Dans la plupart des pays, dont la France, les réformes ont également contribué à fortement réduire ou pénaliser le recours aux dispositifs publics de préretraite qui avaient été introduits dans les années soixante-dix pour répondre au chômage de masse. La Belgique, le Danemark, la Grèce, la Hongrie et l'Italie ont ainsi soit relevé l'âge minimum de départ anticipé à la retraite, soit majoré le nombre d'années de cotisation requis pour avoir droit à une retraite anticipée, ou les deux. La Finlande vient également de proposer de relever l'âge de départ anticipé à la retraite. Les Pays-Bas ont supprimé les incitations fiscales accordées dans le cadre des dispositifs professionnels privés de retraite anticipée. La France a, de son côté, lourdement taxé les préretraites privées. Toutes ces mesures ont conduit à un relèvement du taux d'emploi des seniors même si beaucoup reste encore à faire dans ce domaine, notamment en France.

Les réformes ont aussi porté sur le niveau des retraites. Les taux de remplacement sont passés, en moyenne dans les pays de l'OCDE, de 63 % avant les réformes à 59 % après. Plusieurs facteurs expliquent une telle baisse, en particulier l'extension de la période prise en compte pour le calcul de la pension, qui est passée aux vingt-cinq meilleures années pour les salariés du secteur privé, au lieu de dix, en France et à l'ensemble de la carrière en Finlande, en Pologne, au Portugal et en Suède. La baisse reflète aussi le changement de méthode de valorisation des salaires passés ou d'indexation des pensions versées qui, comme en France, est désormais de plus en plus souvent fondée sur les prix plutôt que sur les salaires, ce qui aboutit à une croissance moins rapide des pensions. Au total, les taux de remplacement moyens pour les travailleurs ayant eu une carrière complète ne seront que de 43 % en Allemagne, contre 53 % en France à la suite des réformes Balladur et Fillon, et 80 % au Danemark. Dans un certain nombre de pays, on a toutefois cherché à protéger les revenus les plus faibles. C'est le cas au Royaume-Uni, au Portugal ou en Suède. C'est aussi le cas en France où le filet de sécurité a été amélioré, les salariés ayant fait une carrière au Smic voyant leur taux de remplacement garanti à 85 %.
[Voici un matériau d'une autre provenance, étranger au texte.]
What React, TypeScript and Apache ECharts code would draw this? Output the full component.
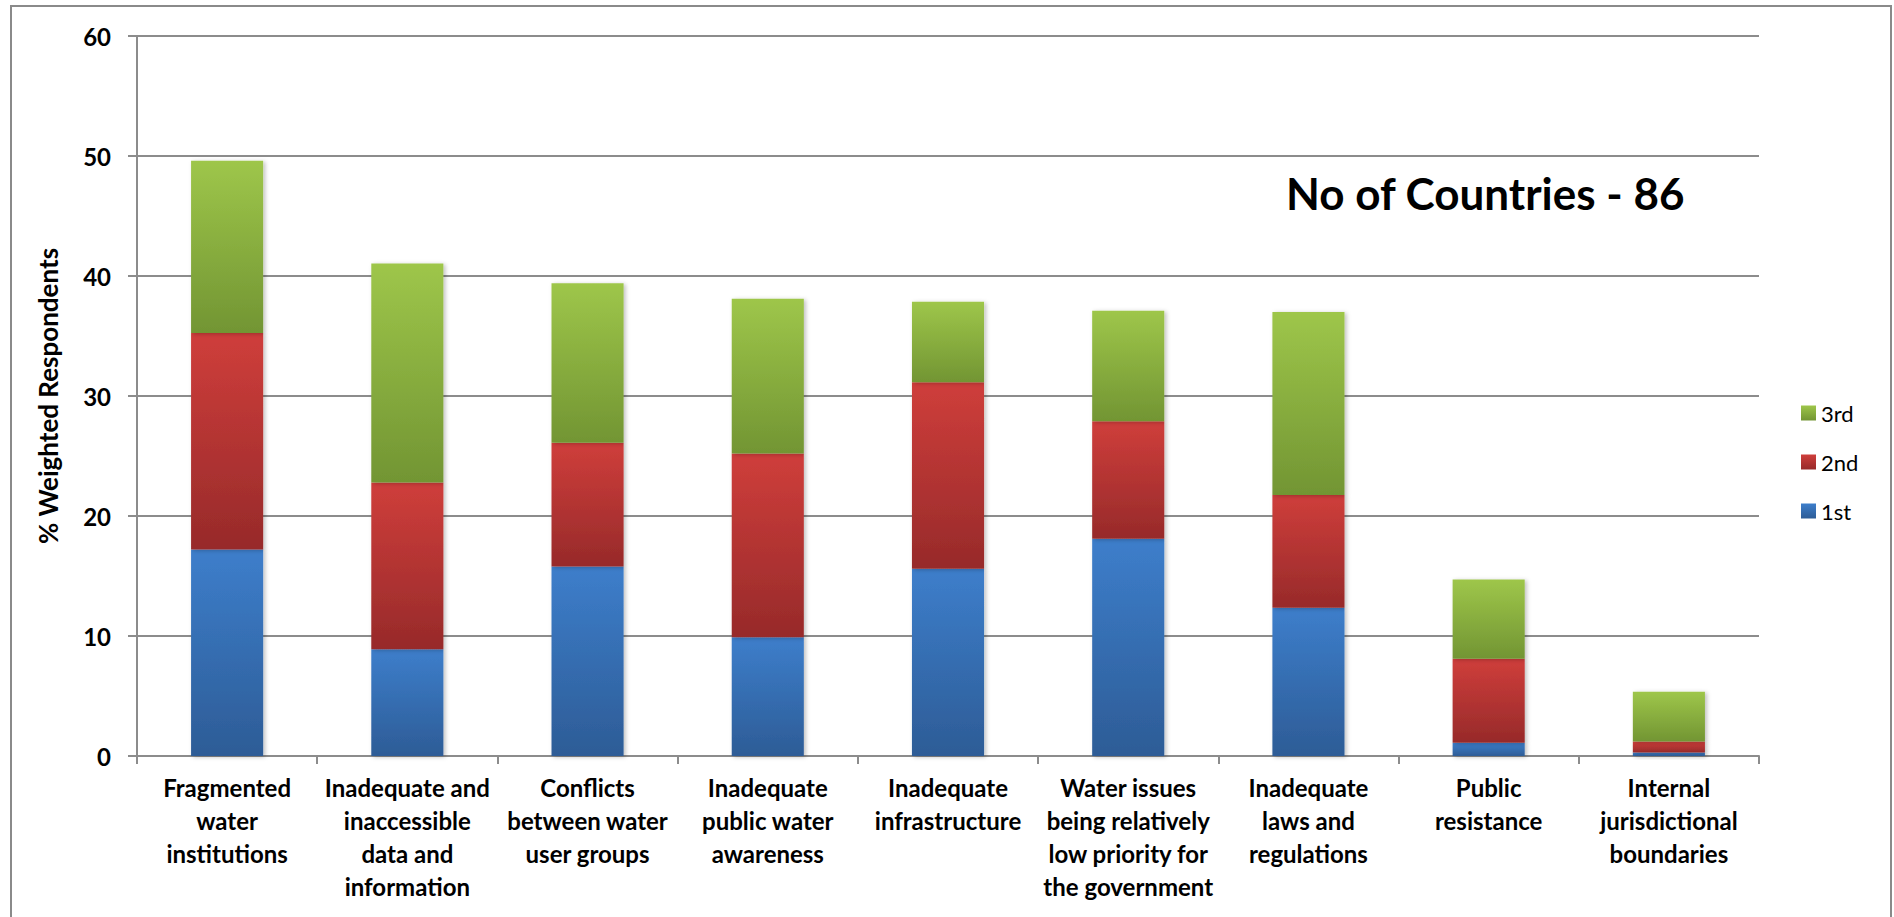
import React, { useEffect, useRef } from "react";
import * as echarts from "echarts";

const categories = [
  "Fragmented\nwater\ninstitutions",
  "Inadequate and\ninaccessible\ndata and\ninformation",
  "Conflicts\nbetween water\nuser groups",
  "Inadequate\npublic water\nawareness",
  "Inadequate\ninfrastructure",
  "Water issues\nbeing relatively\nlow priority for\nthe government",
  "Inadequate\nlaws and\nregulations",
  "Public\nresistance",
  "Internal\njurisdictional\nboundaries",
];
const first = [17.2, 8.9, 15.8, 9.9, 15.6, 18.1, 12.35, 1.1, 0.3];
const second = [18.05, 13.9, 10.3, 15.3, 15.55, 9.8, 9.4, 7.0, 0.9];
const third = [14.35, 18.25, 13.3, 12.9, 6.7, 9.2, 15.25, 6.6, 4.15];
const seriesNames = ["1st", "2nd", "3rd"];
const yTicks = { min: 0, max: 60, interval: 10 };
const titleText = "No of Countries - 86";
const yAxisName = "% Weighted Respondents";

const FONT = "Lato";

const grad = (top: string, bottom: string) =>
  new echarts.graphic.LinearGradient(0, 0, 0, 1, [
    { offset: 0, color: top },
    { offset: 1, color: bottom },
  ]);

export default function App() {
  const ref = useRef<HTMLDivElement>(null);
  useEffect(() => {
    if (!ref.current) return;
    const chart = echarts.init(ref.current, undefined, { renderer: "svg" });
    const gridColor = "#8c8c8c";
    const mk = (name: string, data: number[], top: string, bottom: string) => ({
      name,
      type: "bar",
      stack: "total",
      barWidth: "40%",
      data,
      itemStyle: {
        color: grad(top, bottom),
        shadowColor: "rgba(0,0,0,0.25)",
        shadowBlur: 4,
        shadowOffsetX: 2,
        shadowOffsetY: 1,
      },
    });
    chart.setOption({
      animation: false,
      backgroundColor: "#ffffff",
      textStyle: { fontFamily: FONT },
      title: {
        text: titleText,
        left: 1286,
        top: 171,
        padding: 0,
        textStyle: { fontFamily: FONT, fontSize: 44, fontWeight: "bold", color: "#000" },
      },
      legend: {
        data: ["3rd", "2nd", "1st"],
        orient: "vertical",
        left: 1801,
        top: 402,
        itemWidth: 15,
        itemHeight: 15,
        itemGap: 27,
        icon: "rect",
        padding: 0,
        textStyle: { fontFamily: FONT, fontSize: 22, color: "#000", padding: [0, 0, 0, 0] },
      },
      grid: { left: 137, top: 36, right: 135, bottom: 161, containLabel: false },
      xAxis: {
        type: "category",
        data: categories,
        axisLine: { show: true, lineStyle: { color: gridColor, width: 2 } },
        axisTick: { show: true, length: 8, lineStyle: { color: gridColor, width: 2 } },
        axisLabel: {
          interval: 0,
          margin: 15,
          fontFamily: FONT,
          fontSize: 24,
          fontWeight: "bold",
          color: "#000",
          lineHeight: 33,
          align: "center",
        },
      },
      yAxis: {
        type: "value",
        min: yTicks.min,
        max: yTicks.max,
        interval: yTicks.interval,
        name: yAxisName,
        nameLocation: "middle",
        nameRotate: 90,
        nameGap: 76,
        nameTextStyle: { fontFamily: FONT, fontSize: 26, fontWeight: "bold", color: "#000" },
        axisLine: { show: true, lineStyle: { color: gridColor, width: 2 } },
        axisTick: { show: true, length: 9, lineStyle: { color: gridColor, width: 2 } },
        axisLabel: { margin: 26, fontFamily: FONT, fontSize: 24, fontWeight: "bold", color: "#000" },
        splitLine: { show: true, lineStyle: { color: gridColor, width: 2 } },
      },
      graphic: [
        {
          type: "rect",
          shape: { x: 11, y: 6, width: 1880, height: 1000 },
          style: { fill: "none", stroke: "#8a8a8a", lineWidth: 2 },
          silent: true,
        },
      ],
      series: [
        mk(seriesNames[0], first, "#3D7ECB", "#2D5C96"),
        mk(seriesNames[1], second, "#CF3E3B", "#972A2A"),
        mk(seriesNames[2], third, "#9EC64A", "#729533"),
      ],
    });
    return () => chart.dispose();
  }, []);
  return (
    <div
      ref={ref}
      style={{ position: "absolute", left: 0, top: 0, width: 1894, height: 917 }}
    />
  );
}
Pour compenser la baisse du niveau des retraites, un autre volet des réformes a consisté à encourager les salariés à se constituer eux-mêmes une épargne par le biais de dispositifs de retraite privés individuels ou professionnels. Ces dispositifs peuvent être obligatoires comme en Suède, en Pologne ou en Norvège ou facultatifs, souvent assortis d'avantages fiscaux, comme en Allemagne ou aux Pays Bas. Au Canada, aux Pays-Bas, au Royaume-Uni et aux Etats-Unis, les pensions privées atteignent actuellement plus de 40 % du revenu des retraités contre environ 30 % au Danemark, en Irlande et en Norvège et près de 20 % en Allemagne. En France, cette part n'est que de 8 %.
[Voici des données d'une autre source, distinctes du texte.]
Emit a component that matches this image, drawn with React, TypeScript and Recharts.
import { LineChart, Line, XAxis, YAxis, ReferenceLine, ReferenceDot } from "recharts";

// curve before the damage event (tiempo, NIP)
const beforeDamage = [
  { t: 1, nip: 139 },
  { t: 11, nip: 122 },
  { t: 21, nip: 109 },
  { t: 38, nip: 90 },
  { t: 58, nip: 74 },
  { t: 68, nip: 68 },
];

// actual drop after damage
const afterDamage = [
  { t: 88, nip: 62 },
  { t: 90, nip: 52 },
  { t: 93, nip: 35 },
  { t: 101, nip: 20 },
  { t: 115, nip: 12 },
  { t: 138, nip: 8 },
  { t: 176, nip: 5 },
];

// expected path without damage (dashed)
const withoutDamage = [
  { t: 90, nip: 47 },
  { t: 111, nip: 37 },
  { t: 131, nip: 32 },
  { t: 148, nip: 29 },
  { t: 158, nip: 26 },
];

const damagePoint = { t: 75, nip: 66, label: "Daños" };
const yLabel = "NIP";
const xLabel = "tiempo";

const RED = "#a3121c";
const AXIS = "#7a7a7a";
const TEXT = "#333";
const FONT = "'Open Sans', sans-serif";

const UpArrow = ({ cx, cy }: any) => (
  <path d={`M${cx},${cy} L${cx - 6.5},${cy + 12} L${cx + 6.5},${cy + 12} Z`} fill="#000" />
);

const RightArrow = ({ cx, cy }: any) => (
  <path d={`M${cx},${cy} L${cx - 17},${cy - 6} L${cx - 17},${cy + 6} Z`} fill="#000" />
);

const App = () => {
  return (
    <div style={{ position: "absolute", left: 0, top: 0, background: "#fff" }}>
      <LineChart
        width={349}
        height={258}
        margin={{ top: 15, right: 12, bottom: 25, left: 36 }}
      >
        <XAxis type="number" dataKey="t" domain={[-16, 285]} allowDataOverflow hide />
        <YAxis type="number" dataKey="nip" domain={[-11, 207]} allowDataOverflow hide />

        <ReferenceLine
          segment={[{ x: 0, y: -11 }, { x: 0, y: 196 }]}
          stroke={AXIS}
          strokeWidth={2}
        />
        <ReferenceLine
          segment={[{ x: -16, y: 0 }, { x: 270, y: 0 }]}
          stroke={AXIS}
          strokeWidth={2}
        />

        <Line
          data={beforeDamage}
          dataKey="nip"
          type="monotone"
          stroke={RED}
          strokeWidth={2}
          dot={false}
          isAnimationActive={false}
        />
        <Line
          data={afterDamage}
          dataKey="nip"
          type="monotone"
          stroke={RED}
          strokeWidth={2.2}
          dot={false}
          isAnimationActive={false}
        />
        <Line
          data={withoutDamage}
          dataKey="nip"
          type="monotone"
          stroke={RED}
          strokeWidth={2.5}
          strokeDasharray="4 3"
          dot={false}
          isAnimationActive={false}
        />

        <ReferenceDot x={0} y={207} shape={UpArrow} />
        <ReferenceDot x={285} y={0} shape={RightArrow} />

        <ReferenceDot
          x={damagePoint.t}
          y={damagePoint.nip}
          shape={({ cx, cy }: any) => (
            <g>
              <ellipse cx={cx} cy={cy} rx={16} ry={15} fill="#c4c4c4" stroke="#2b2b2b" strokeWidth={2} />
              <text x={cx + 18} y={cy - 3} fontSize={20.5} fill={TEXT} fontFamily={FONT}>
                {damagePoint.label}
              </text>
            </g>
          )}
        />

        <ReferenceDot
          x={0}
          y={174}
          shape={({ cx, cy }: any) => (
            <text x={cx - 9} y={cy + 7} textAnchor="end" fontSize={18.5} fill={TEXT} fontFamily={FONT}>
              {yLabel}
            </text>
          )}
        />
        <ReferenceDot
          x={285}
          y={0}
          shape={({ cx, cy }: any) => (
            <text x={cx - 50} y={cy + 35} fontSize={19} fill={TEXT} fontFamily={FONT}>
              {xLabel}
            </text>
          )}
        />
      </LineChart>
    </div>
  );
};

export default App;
En conclusion, Mme Martine Durand a présenté les enseignements que l'on peut tirer du processus de réforme des régimes de retraite dans les pays de l'OCDE. Le premier est que seuls quelques pays ont eu recours à une vaste réforme systémique : la Suède, l'Italie, la Hongrie, la Pologne et la Slovaquie se sont ainsi engagées dans cette voie en introduisant des comptes individuels, caractérisés, d'une part, par un renforcement du lien entre pensions reçues et cotisations versées, d'autre part, par un ajustement quasi automatique du niveau des pensions à l'espérance de vie. Ailleurs, y compris en France, les réformes ont été beaucoup plus graduelles et ont surtout consisté en des adaptations successives des différents paramètres du système.

Le deuxième enseignement est que les réformes des retraites s'avèrent partout politiquement difficiles à mettre en oeuvre. La réforme suédoise, souvent donnée en exemple, a demandé plus de dix années de discussions entre toutes les parties prenantes pour arriver à un consensus. Dans les autres pays qui ont choisi un changement systémique, il faudra beaucoup de temps pour que les réformes portent leurs fruits, car les périodes de transition sont souvent très longues. Enfin, il semble difficile, voire impossible, de mettre les réformes des retraites en « pilotage automatique ». Cela signifie que d'autres ajustements devront être effectués dans le futur, en France comme ailleurs, pour assurer la viabilité financière des systèmes de retraite tout en maintenant un niveau de vie acceptable pour les futurs retraités. Certains pays sont toutefois plus avancés que d'autres dans ce processus. La France se singularise à cet égard par un âge légal du départ et une part des retraites privées beaucoup plus faible que presque partout ailleurs dans l'OCDE. En outre, à cet âge légal bas et à un âge de sortie effective du marché du travail également bas s'ajoute le fait que, en France, l'espérance de vie à l'âge de soixante-cinq ans atteint quatre-vingt-trois pour les hommes et quatre-vingt-huit ans pour les femmes : il en résulte que la durée de la retraite y est très longue, en moyenne de vingt-quatre ans et demi pour les hommes et de vingt-huit ans pour les femmes, alors que dans l'ensemble des pays de l'OCDE, ces durées moyennes s'établissent en moyenne à dix-huit et vingt-trois ans.